# How to make faster?



## AfterHours2 (Aug 2, 2010)

Sell your motor and buy a 70. If it were that cheap and easy then everyone would be buying 20 ponies below what is needed..


----------



## Rediculous (May 5, 2012)

Bore it out, and put a supercharger with a 9lb pulley. A set of flowmasters and maybe some NOS wouldn't hurt either....


----------



## Master_Baiter (Apr 21, 2009)

I have heard of people changing out carbs from bigger motors. I've been trying to do that to my 98 6hp mercury. I can't find anything on it though. did you check that?


----------



## fsae99 (Apr 8, 2010)

Typically this is only feasible when your motor is a built on the same platform as a larger HP motor.

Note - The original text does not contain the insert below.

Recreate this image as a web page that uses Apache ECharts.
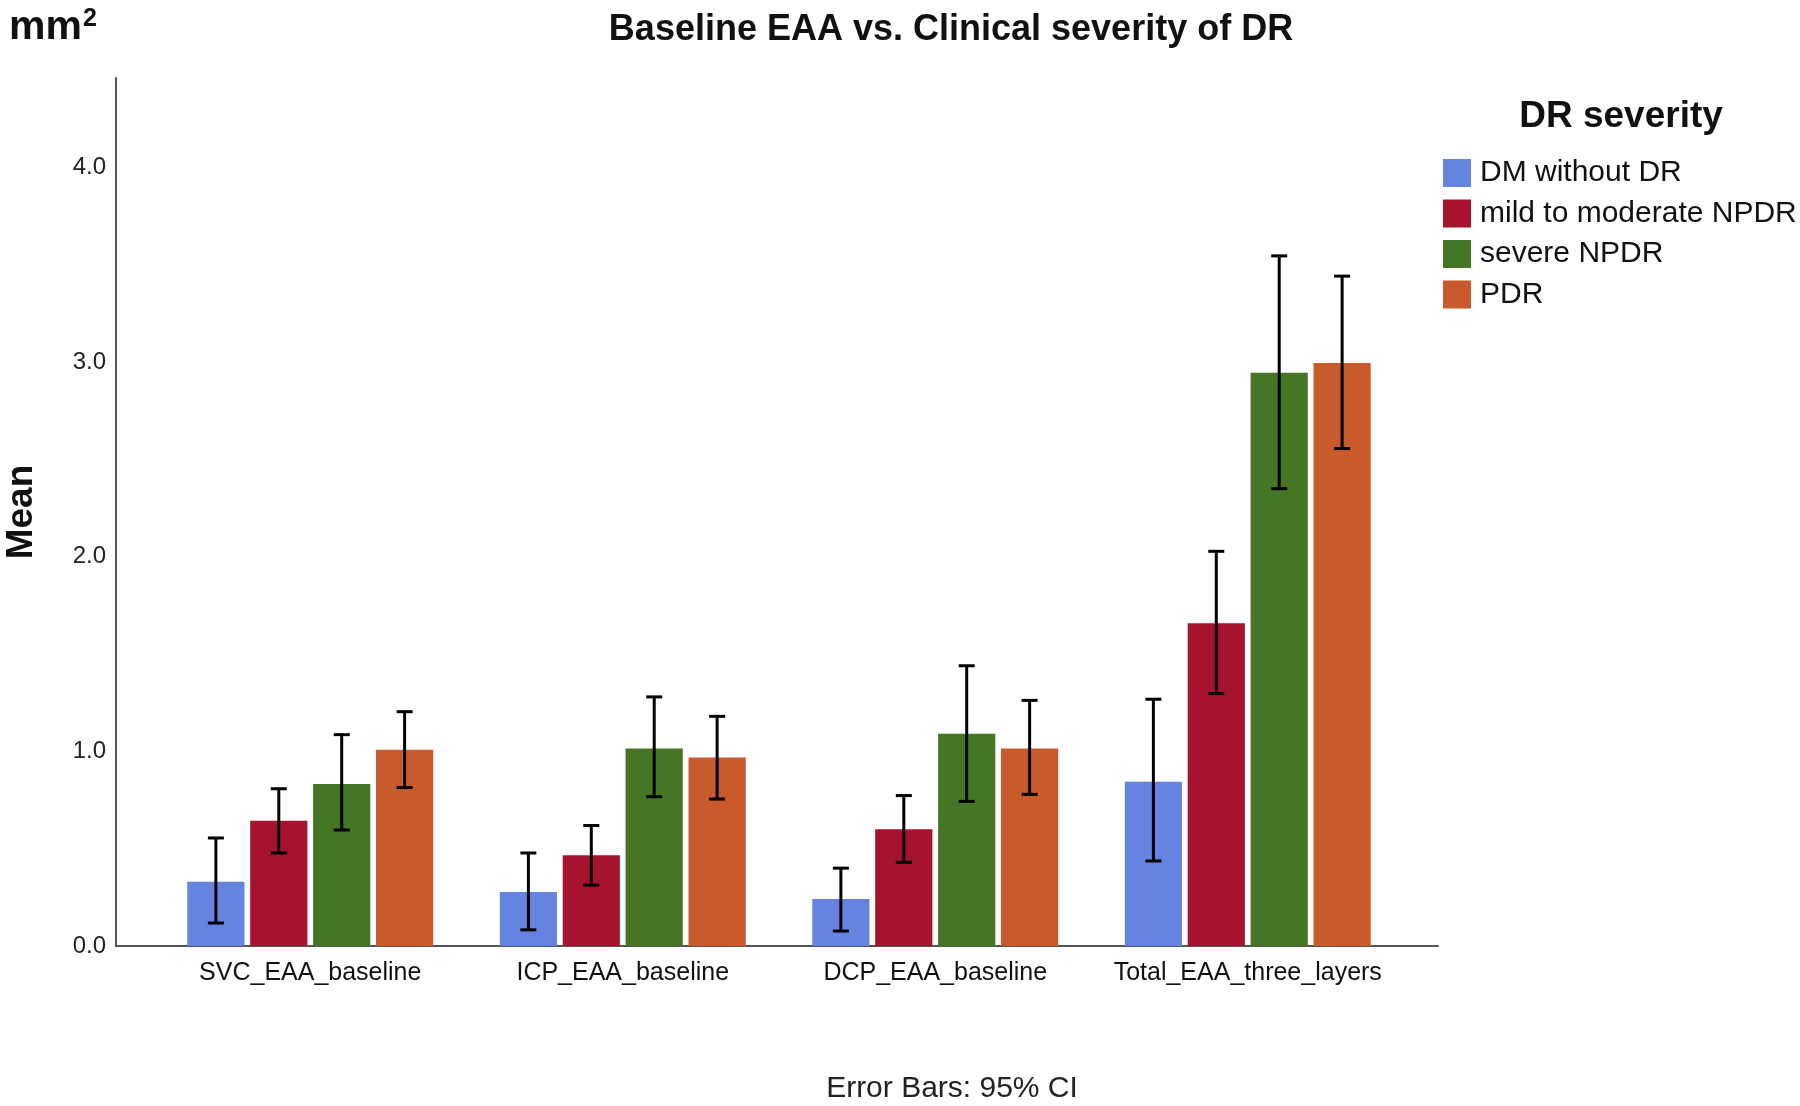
<!DOCTYPE html>
<html>
<head>
<meta charset="utf-8">
<script src="https://cdn.jsdelivr.net/npm/echarts@6/dist/echarts.min.js"></script>
<style>html,body{margin:0;padding:0;background:#fff}#c{width:1800px;height:1106px}</style>
</head>
<body>
<div id="c"></div>
<script>
const categories = ['SVC_EAA_baseline', 'ICP_EAA_baseline', 'DCP_EAA_baseline', 'Total_EAA_three_layers'];
const seriesNames = ['DM without DR', 'mild to moderate NPDR', 'severe NPDR', 'PDR'];
const colors = ['#6584E0', '#A6132F', '#447625', '#C95A2B'];
const meanDM     = [0.33, 0.277, 0.242, 0.844];
const meanMild   = [0.643, 0.466, 0.60, 1.658];
const meanSevere = [0.832, 1.015, 1.09, 2.946];
const meanPDR    = [1.009, 0.968, 1.015, 2.995];
const lowDM      = [0.118, 0.083, 0.077, 0.437];
const highDM     = [0.555, 0.478, 0.40, 1.268];
const lowMild    = [0.478, 0.313, 0.43, 1.297];
const highMild   = [0.808, 0.619, 0.773, 2.028];
const lowSevere  = [0.596, 0.767, 0.743, 2.35];
const highSevere = [1.086, 1.28, 1.44, 3.546];
const lowPDR     = [0.814, 0.755, 0.779, 2.556];
const highPDR    = [1.204, 1.18, 1.262, 3.442];
const yTicks = [0, 1, 2, 3, 4];

const means = [meanDM, meanMild, meanSevere, meanPDR];
const lows = [lowDM, lowMild, lowSevere, lowPDR];
const highs = [highDM, highMild, highSevere, highPDR];

const FONT = '"Liberation Sans", Arial, sans-serif';
const CAT_GAP = 0.213, BAR_GAP = 0.10;
const chart = echarts.init(document.getElementById('c'));

const series = [];
seriesNames.forEach((name, i) => {
  series.push({
    name: name, type: 'bar', xAxisIndex: 1, yAxisIndex: 1,
    data: means[i], barGap: (BAR_GAP * 100) + '%', barCategoryGap: (CAT_GAP * 100) + '%',
    itemStyle: { color: colors[i] }, emphasis: { disabled: true }
  });
});
seriesNames.forEach((name, i) => {
  series.push({
    type: 'custom', xAxisIndex: 1, yAxisIndex: 1, z: 10, silent: true,
    data: categories.map((c, k) => [k, lows[i][k], highs[i][k]]),
    renderItem: function (params, api) {
      const k = api.value(0);
      const band = api.size([1, 0])[0];
      const w = band * (1 - CAT_GAP) / (4 + 3 * BAR_GAP);
      const off = (i - 1.5) * w * (1 + BAR_GAP);
      const pLo = api.coord([k, api.value(1)]);
      const pHi = api.coord([k, api.value(2)]);
      const x = pLo[0] + off;
      const cap = 8;
      const st = { stroke: '#000', lineWidth: 3 };
      return { type: 'group', children: [
        { type: 'line', shape: { x1: x, y1: pLo[1], x2: x, y2: pHi[1] }, style: st },
        { type: 'line', shape: { x1: x - cap, y1: pLo[1], x2: x + cap, y2: pLo[1] }, style: st },
        { type: 'line', shape: { x1: x - cap, y1: pHi[1], x2: x + cap, y2: pHi[1] }, style: st }
      ]};
    }
  });
});

chart.setOption({
  animation: false,
  backgroundColor: '#fff',
  textStyle: { fontFamily: FONT },
  title: [
    { text: 'Baseline EAA vs. Clinical severity of DR', left: 946, top: 7, textAlign: 'center',
      textStyle: { fontFamily: FONT, fontSize: 36, fontWeight: 'bold', color: '#111' } },
    { text: '{a|mm}{b|2}', left: 4, top: 2,
      textStyle: { rich: {
        a: { fontFamily: FONT, fontSize: 41, fontWeight: 'bold', color: '#111' },
        b: { fontFamily: FONT, fontSize: 25, fontWeight: 'bold', color: '#111', verticalAlign: 'top', padding: [0, 0, 0, 1] }
      } } },
    { text: 'DR severity', left: 1616, top: 93, textAlign: 'center',
      textStyle: { fontFamily: FONT, fontSize: 37, fontWeight: 'bold', color: '#111' } },
    { text: 'Error Bars: 95% CI', left: 947, top: 1069, textAlign: 'center',
      textStyle: { fontFamily: FONT, fontSize: 30, fontWeight: 'normal', color: '#222' } }
  ],
  legend: {
    orient: 'vertical', left: 1438, top: 153, itemWidth: 28, itemHeight: 28, itemGap: 10.5,
    data: seriesNames, icon: 'rect', selectedMode: false,
    textStyle: { fontFamily: FONT, fontSize: 30, color: '#111', padding: [0, 0, 0, 4] }
  },
  grid: [
    { left: 116, right: 362, top: 78, bottom: 160, containLabel: false, outerBoundsMode: 'none' },
    { left: 154, right: 396, top: 78, bottom: 160, containLabel: false, outerBoundsMode: 'none' }
  ],
  xAxis: [
    { gridIndex: 0, type: 'value', min: 0, max: 1, axisLine: { show: true, onZero: false, lineStyle: { color: '#555', width: 2 } },
      axisTick: { show: false }, axisLabel: { show: false }, splitLine: { show: false } },
    { gridIndex: 1, type: 'category', data: categories, axisLine: { show: false }, axisTick: { show: false },
      axisLabel: { interval: 0, hideOverlap: false, fontFamily: FONT, fontSize: 25, color: '#111', margin: 15 } }
  ],
  yAxis: [
    { gridIndex: 0, type: 'value', min: yTicks[0], max: 4.46, interval: 1,
      axisLine: { show: true, lineStyle: { color: '#555', width: 2 } }, axisTick: { show: false }, splitLine: { show: false },
      axisLabel: { showMaxLabel: false, fontFamily: FONT, fontSize: 24, color: '#222', margin: 10,
        formatter: v => yTicks.includes(v) ? v.toFixed(1) : '' },
      name: 'Mean', nameLocation: 'middle', nameRotate: 90, nameGap: 76,
      nameTextStyle: { fontFamily: FONT, fontSize: 37, fontWeight: 'bold', color: '#111' } },
    { gridIndex: 1, type: 'value', min: 0, max: 4.46, show: false, splitLine: { show: false } }
  ],
  series: series
});
</script>
</body>
</html>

Example any of the motors below could be made in to 35 HP fairly cheap because the 20 is the same platform as the 35.

Johnson OB's
2 cylinder, 521 cc platform, 20/25/30/35 HP
15 inch shaft, rope start -- 115 lbs
15 inch shaft, elec. start -- 118 lbs
20 inch shaft, rope start -- 117 lbs
20 inch shaft, elec. start -- 120 lbs


----------



## DuckNut (Apr 3, 2009)

You want to increase your HP by nearly 50% by changing he computer on a 2-stroke.

I just saw an ad that showed Dell was having a sale. If you buythe shiny black one that will get the job done.


----------